─── DATASET ───
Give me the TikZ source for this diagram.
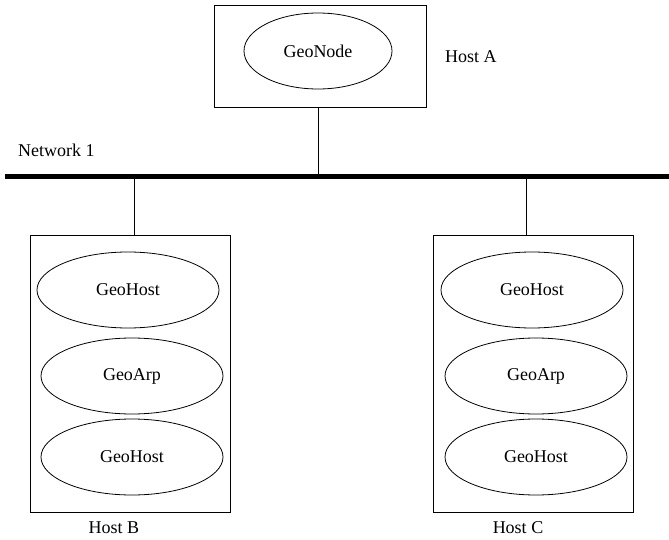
\documentclass[tikz,border=0pt]{standalone}
\usepackage{fontspec}
\setmainfont{Liberation Serif}
\usetikzlibrary{shapes.geometric}
\begin{document}
\begin{tikzpicture}[x=1pt,y=-1pt,
  hostbox/.style={draw, line width=0.8pt, inner sep=0pt},
  proc/.style={draw, ellipse, line width=0.8pt, inner sep=0pt,
    minimum width=182pt, minimum height=76pt, font=\fontsize{18}{20}\selectfont},
  lbl/.style={font=\fontsize{18}{20}\selectfont, inner sep=0pt},
  link/.style={line width=0.8pt},
  busline/.style={line width=5pt}]
\useasboundingbox (0,0) rectangle (669,540);

% Host A with the GeoNode process
\node[hostbox, minimum width=212pt, minimum height=102pt] (hostA) at (320,56) {};
\node[proc, minimum width=148pt] (geonode) at (318,51) {GeoNode};
\node[lbl, anchor=west] (labA) at (445,57) {Host A};

% Network 1 bus
\coordinate (busL) at (5,177);
\coordinate (busR) at (669,177);
\draw[busline] (busL) -- (busR);
\node[lbl, anchor=west] (net) at (18,150) {Network 1};
\coordinate (tapA) at (318,177);
\coordinate (tapB) at (134,177);
\coordinate (tapC) at (526,177);

% Host B
\node[hostbox, minimum width=200pt, minimum height=277pt] (hostB) at (130,373.5) {};
\node[proc] (b1) at (128,290) {GeoHost};
\node[proc] (b2) at (132,376) {GeoArp};
\node[proc] (b3) at (132,457) {GeoHost};
\node[lbl] (labB) at (114,528) {Host B};

% Host C
\node[hostbox, minimum width=200pt, minimum height=277pt] (hostC) at (533,373.5) {};
\node[proc] (c1) at (532,290) {GeoHost};
\node[proc] (c2) at (536,376) {GeoArp};
\node[proc] (c3) at (536,457) {GeoHost};
\node[lbl] (labC) at (518,528) {Host C};

% attachments to the bus
\draw[link] (hostA.south -| tapA) -- (tapA);
\draw[link] (tapB) -- (tapB |- hostB.north);
\draw[link] (tapC) -- (tapC |- hostC.north);
\end{tikzpicture}
\end{document}
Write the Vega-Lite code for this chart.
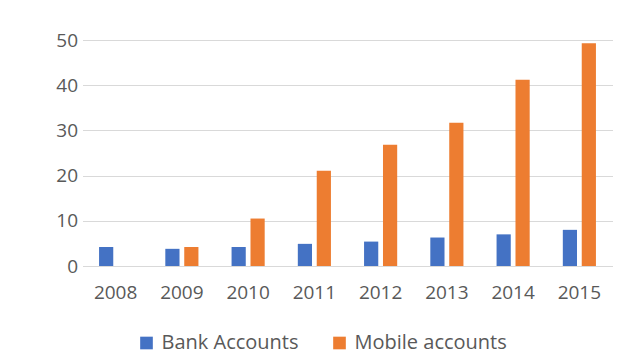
{
  "$schema": "https://vega.github.io/schema/vega-lite/v6.json",
  "autosize": "none",
  "width": 530,
  "height": 226,
  "padding": {"left": 82.5, "top": 40, "right": 22.5, "bottom": 98},
  "background": "white",
  "data": {
    "values": [
      {"year": "2008", "series": "Bank Accounts", "value": 4.2},
      {"year": "2009", "series": "Bank Accounts", "value": 3.8},
      {"year": "2009", "series": "Mobile accounts", "value": 4.2},
      {"year": "2010", "series": "Bank Accounts", "value": 4.2},
      {"year": "2010", "series": "Mobile accounts", "value": 10.5},
      {"year": "2011", "series": "Bank Accounts", "value": 4.9},
      {"year": "2011", "series": "Mobile accounts", "value": 21.1},
      {"year": "2012", "series": "Bank Accounts", "value": 5.4},
      {"year": "2012", "series": "Mobile accounts", "value": 26.8},
      {"year": "2013", "series": "Bank Accounts", "value": 6.3},
      {"year": "2013", "series": "Mobile accounts", "value": 31.7},
      {"year": "2014", "series": "Bank Accounts", "value": 7.0},
      {"year": "2014", "series": "Mobile accounts", "value": 41.2},
      {"year": "2015", "series": "Bank Accounts", "value": 8.0},
      {"year": "2015", "series": "Mobile accounts", "value": 49.3}
    ]
  },
  "mark": {"type": "bar"},
  "encoding": {
    "x": {
      "field": "year",
      "type": "nominal",
      "scale": {"paddingInner": 0.5, "paddingOuter": 0.25},
      "axis": {
        "title": null,
        "labelAngle": 0,
        "ticks": false,
        "domain": false,
        "grid": false,
        "labelPadding": 17,
        "labelFont": "Open Sans",
        "labelFontSize": 19,
        "labelColor": "#595959"
      }
    },
    "xOffset": {
      "field": "series",
      "type": "nominal",
      "scale": {"paddingInner": 0.25, "domain": ["Bank Accounts", "Mobile accounts"]}
    },
    "y": {
      "field": "value",
      "type": "quantitative",
      "scale": {"domain": [0, 50]},
      "axis": {
        "title": null,
        "values": [0, 10, 20, 30, 40, 50],
        "ticks": false,
        "domain": false,
        "grid": true,
        "gridColor": "#d9d9d9",
        "gridWidth": 1.2,
        "labelPadding": 5,
        "labelFont": "Open Sans",
        "labelFontSize": 19,
        "labelColor": "#595959"
      }
    },
    "color": {
      "field": "series",
      "type": "nominal",
      "scale": {"domain": ["Bank Accounts", "Mobile accounts"], "range": ["#4472C4", "#ED7D31"]},
      "legend": {
        "title": null,
        "orient": "none",
        "direction": "horizontal",
        "legendX": 54,
        "legendY": 293,
        "symbolType": "square",
        "symbolSize": 160,
        "symbolStrokeWidth": 0,
        "symbolOpacity": 1,
        "labelFont": "Open Sans",
        "labelFontSize": 20,
        "labelColor": "#595959",
        "labelOffset": 5,
        "columnPadding": 30
      }
    }
  },
  "config": {"view": {"stroke": null}}
}
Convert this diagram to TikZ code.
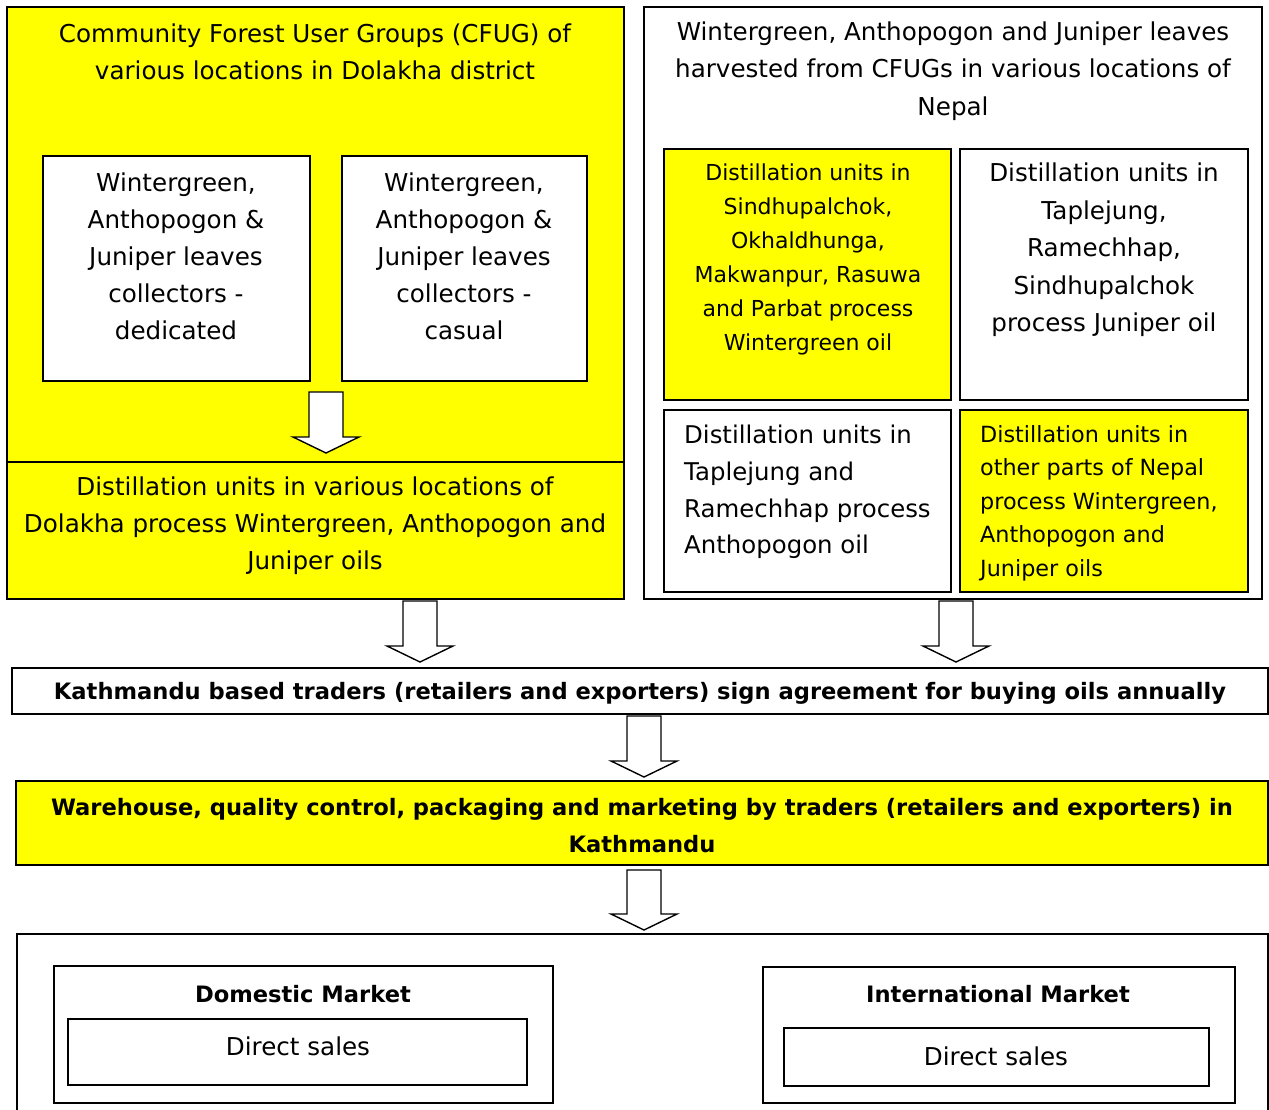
\documentclass[tikz,border=0pt]{standalone}
\usepackage{fontspec}
\setmainfont{DejaVu Sans}
\definecolor{yel}{HTML}{FFFF00}
\tikzset{
  box/.style={draw=black, line width=2pt, inner sep=0pt},
  ybox/.style={box, fill=yel},
  wbox/.style={box, fill=white},
  txt/.style={inner sep=0pt, align=center, font=\fontsize{24.6}{37}\selectfont},
  stxt/.style={inner sep=0pt, align=center, font=\fontsize{22}{34}\selectfont},
  btxt/.style={inner sep=0pt, align=center, font=\bfseries\fontsize{22.6}{37}\selectfont},
  barrow/.style={draw=black, line width=1.4pt, fill=white, line join=miter}
}
\newcommand\blockarrow[4]{% name, x, ytop, ytip
  \path[barrow] (#2-17,#3) -- (#2+17,#3) -- (#2+17,#4-16) -- (#2+33,#4-16)
    -- (#2,#4) -- (#2-33,#4-16) -- (#2-17,#4-16) -- cycle;
  \coordinate (#1) at (#2,#4);
}
\begin{document}
\begin{tikzpicture}[x=1pt,y=-1pt]
\useasboundingbox (0,0) rectangle (1269,1109);
% left block
\draw[ybox] (7,7) rectangle (624,599);
\coordinate (divL) at (7,462);
\coordinate (divR) at (624,462);
\draw[line width=2pt] (divL) -- (divR);
\node[txt] (cfug) at (315,52) {Community Forest User Groups (CFUG) of\\various locations in Dolakha district};
\draw[wbox] (43,156) rectangle (310,381);
\draw[wbox] (342,156) rectangle (587,381);
\node[txt] (ded) at (176,256) {Wintergreen,\\Anthopogon \&\\Juniper leaves\\collectors -\\dedicated};
\node[txt] (cas) at (464,256) {Wintergreen,\\Anthopogon \&\\Juniper leaves\\collectors -\\casual};
\blockarrow{a1}{326}{392}{453}
\node[txt] (dol) at (315,526) {Distillation units in various locations of\\Dolakha process Wintergreen, Anthopogon and\\Juniper oils};
% right block
\draw[wbox] (644,7) rectangle (1262,599);
\node[txt, font=\fontsize{24.6}{37.5}\selectfont] (harv) at (953,71) {Wintergreen, Anthopogon and Juniper leaves\\harvested from CFUGs in various locations of\\Nepal};
\draw[ybox] (664,149) rectangle (951,400);
\draw[wbox] (960,149) rectangle (1248,400);
\draw[wbox] (664,410) rectangle (951,592);
\draw[ybox] (960,410) rectangle (1248,592);
\node[stxt] (wg) at (808,259) {Distillation units in\\Sindhupalchok,\\Okhaldhunga,\\Makwanpur, Rasuwa\\and Parbat process\\Wintergreen oil};
\node[txt, font=\fontsize{24.6}{37.5}\selectfont] (jun) at (1104,250) {Distillation units in\\Taplejung,\\Ramechhap,\\Sindhupalchok\\process Juniper oil};
\node[txt, align=left, anchor=west, font=\fontsize{24.4}{36.7}\selectfont] (anth) at (684,492) {Distillation units in\\Taplejung and\\Ramechhap process\\Anthopogon oil};
\node[stxt, align=left, anchor=west, font=\fontsize{22.3}{33.5}\selectfont] (oth) at (980,503) {Distillation units in\\other parts of Nepal\\process Wintergreen,\\Anthopogon and\\Juniper oils};
% arrows to traders
\blockarrow{a2}{420}{601}{662}
\blockarrow{a3}{956}{601}{662}
% traders
\draw[wbox] (12,668) rectangle (1268,714);
\node[btxt] (trad) at (640,693) {Kathmandu based traders (retailers and exporters) sign agreement for buying oils annually};
\blockarrow{a4}{644}{716}{777}
\draw[ybox] (16,781) rectangle (1268,865);
\node[btxt] (ware) at (642,826) {Warehouse, quality control, packaging and marketing by traders (retailers and exporters) in\\Kathmandu};
\blockarrow{a5}{644}{870}{930}
% markets
\draw[box] (17,1125) -- (17,934) -- (1268,934) -- (1268,1125);
\draw[wbox] (54,966) rectangle (553,1103);
\node[btxt] (dom) at (303,994) {Domestic Market};
\draw[wbox] (68,1019) rectangle (527,1085);
\node[txt] (ds1) at (298,1046) {Direct sales};
\draw[wbox] (763,967) rectangle (1235,1103);
\node[btxt] (intl) at (998,994) {International Market};
\draw[wbox] (784,1028) rectangle (1209,1086);
\node[txt] (ds2) at (996,1056) {Direct sales};
\end{tikzpicture}
\end{document}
───
Take each line of the material that contains the word "diagram" and list it.

▶ PROBLEM SOLUTION:
Give me the TikZ source for this diagram.
Convert this diagram to TikZ code.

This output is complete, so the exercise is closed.